Social media networks such as Twitter have filled some of the breach, with residents frantically sending danger alerts. And a secretive “narco blog” has started posting numerous videos of henchmen and their victims, no matter how gruesome. But, residents say, the social media too have been usurped by traffickers, who use the system to spread rumors and stoke panic.
In Durango, where more newsmen were killed in 2009 than in any other state, broadcast reporter Ruben Cardenas said journalists could no longer do their job. “It is disinformation. It is a disservice to society,” Cardenas told The Times late last year.
A few weeks later, when The Times ventured into the Durango city of Gomez Palacio to report on the kidnapping and slaying of Los Angeles civic leader Bobby Salcedo, local Mexican reporters initially shared enthusiasm for the story. But after a couple of days of publishing reports, employees at one newspaper said they were ordered, presumably by Salcedo’s killers, to cease. The news, attracting attention in Los Angeles and Washington, was “heating the plaza.”
Durango was also the scenario of the July 26 abductions. Four journalists were covering disturbances at a Gomez Palacio prison where it had just been revealed that the warden was allowing inmates to go out at night on killing rampages.
The reporters’ employers received instructions to broadcast homemade videos from one cartel that linked its rival to corrupt cops. The videos showed police who had apparently been abducted and were “confessing” at gunpoint.

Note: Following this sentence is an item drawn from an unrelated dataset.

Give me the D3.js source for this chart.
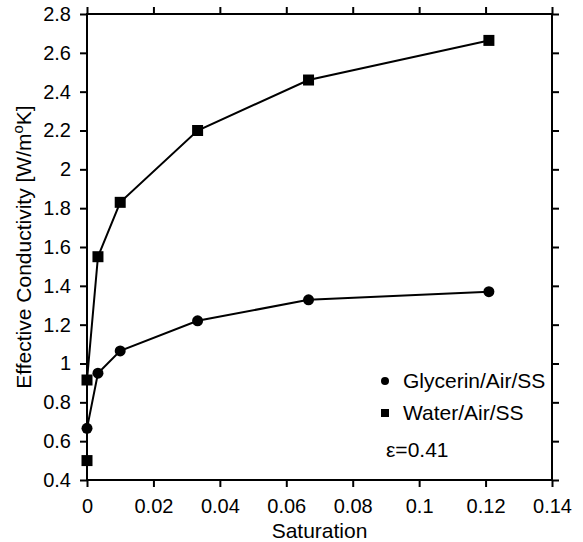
<!DOCTYPE html>
<html>
<head>
<meta charset="utf-8">
<script src="https://cdn.jsdelivr.net/npm/d3@7"></script>
<style>
  body { margin: 0; background: #fff; }
  text { font-family: "Liberation Sans", Arial, sans-serif; fill: #000; }
</style>
</head>
<body>
<div id="chart"></div>
<script>
// data
var saturation = [0, 0.0033, 0.01, 0.0333, 0.0667, 0.121];
var glycerin = [0.666, 0.95, 1.065, 1.22, 1.328, 1.37];
var waterSat = [0, 0, 0.0033, 0.01, 0.0333, 0.0667, 0.121];
var water = [0.5, 0.915, 1.55, 1.83, 2.2, 2.46, 2.664];
var xTicks = [0, 0.02, 0.04, 0.06, 0.08, 0.1, 0.12, 0.14];
var yTicks = [0.4, 0.6, 0.8, 1, 1.2, 1.4, 1.6, 1.8, 2, 2.2, 2.4, 2.6, 2.8];
var legendNames = ["Glycerin/Air/SS", "Water/Air/SS"];

var width = 583, height = 542;
var margin = {top: 14, right: 31, bottom: 62, left: 87};
var fontSize = "20px", labelSize = "21px";

var svg = d3.select("#chart").append("svg")
    .attr("width", width)
    .attr("height", height);

var x = d3.scaleLinear().domain([0, 0.14]).range([margin.left, width - margin.right]);
var y = d3.scaleLinear().domain([0.4, 2.8]).range([height - margin.bottom, margin.top]);

var fmt = function(d) { return d3.format("")(+d.toFixed(2)); };

function styleAxis(g) {
  g.select(".domain").remove();
  g.selectAll(".tick line").attr("stroke", "#000").attr("stroke-width", 2);
  g.selectAll(".tick text").style("font-size", fontSize);
}

// axes, ticks outward on all four sides
svg.append("g")
    .attr("transform", "translate(0," + y.range()[0] + ")")
    .call(d3.axisBottom(x).tickValues(xTicks).tickFormat(fmt).tickSize(7).tickPadding(12))
    .call(styleAxis);
svg.append("g")
    .attr("transform", "translate(0," + y.range()[1] + ")")
    .call(d3.axisTop(x).tickValues(xTicks).tickFormat("").tickSize(7))
    .call(styleAxis);
svg.append("g")
    .attr("transform", "translate(" + x.range()[0] + ",0)")
    .call(d3.axisLeft(y).tickValues(yTicks).tickFormat(fmt).tickSize(7).tickPadding(9))
    .call(styleAxis);
svg.append("g")
    .attr("transform", "translate(" + x.range()[1] + ",0)")
    .call(d3.axisRight(y).tickValues(yTicks).tickFormat("").tickSize(7))
    .call(styleAxis);

svg.append("rect")
    .attr("x", x.range()[0]).attr("y", y.range()[1])
    .attr("width", x.range()[1] - x.range()[0])
    .attr("height", y.range()[0] - y.range()[1])
    .attr("fill", "none").attr("stroke", "#000").attr("stroke-width", 2);

// axis titles
svg.append("text")
    .attr("x", (x.range()[0] + x.range()[1]) / 2)
    .attr("y", 538)
    .attr("text-anchor", "middle")
    .style("font-size", labelSize)
    .text("Saturation");

var yt = svg.append("text")
    .attr("transform", "translate(31," + ((y.range()[0] + y.range()[1]) / 2) + ") rotate(-90)")
    .attr("text-anchor", "middle")
    .style("font-size", labelSize);
yt.append("tspan").text("Effective Conductivity [W/m");
yt.append("tspan").attr("dy", -8).style("font-size", "15px").text("o");
yt.append("tspan").attr("dy", 8).text("K]");

// series
var line = d3.line().x(function(d) { return x(d[0]); }).y(function(d) { return y(d[1]); });
var gly = d3.zip(saturation, glycerin);
var wat = d3.zip(waterSat, water);

svg.append("path").datum(gly).attr("d", line)
    .attr("fill", "none").attr("stroke", "#000").attr("stroke-width", 2);
svg.append("path").datum(wat).attr("d", line)
    .attr("fill", "none").attr("stroke", "#000").attr("stroke-width", 2);

svg.selectAll(".gly").data(gly).enter().append("circle")
    .attr("cx", function(d) { return x(d[0]); })
    .attr("cy", function(d) { return y(d[1]); })
    .attr("r", 5.5)
    .attr("fill", "#000");

svg.selectAll(".wat").data(wat).enter().append("rect")
    .attr("x", function(d) { return x(d[0]) - 5.5; })
    .attr("y", function(d) { return y(d[1]) - 5.5; })
    .attr("width", 11).attr("height", 11)
    .attr("fill", "#000");

// legend
var lg = svg.append("g").attr("transform", "translate(385,381)");
lg.append("circle").attr("cx", 0).attr("cy", 0).attr("r", 4).attr("fill", "#000");
lg.append("rect").attr("x", -4).attr("y", 28).attr("width", 8).attr("height", 8).attr("fill", "#000");
lg.selectAll(".lt").data(legendNames).enter().append("text")
    .attr("x", 18)
    .attr("y", function(d, i) { return i * 32 + 7; })
    .style("font-size", labelSize)
    .text(function(d) { return d; });
lg.append("text")
    .attr("x", 1).attr("y", 76)
    .style("font-size", labelSize)
    .text("\u03b5=0.41");
</script>
</body>
</html>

Journalists around Mexico mobilized like never before, spreading the word, demanding action from authorities and staging demonstrations. Eventually the reporters were freed. Blood still seeping from his scalp, a bruised Alejandro Hernandez spoke of the ordeal: five days of torture, beatings with a plank, threats of an ugly death.
A happy ending? The men were rescued or released only after their news outlets met the traffickers’ demands and aired the cartel videos. It was the latest twist: news coverage as ransom.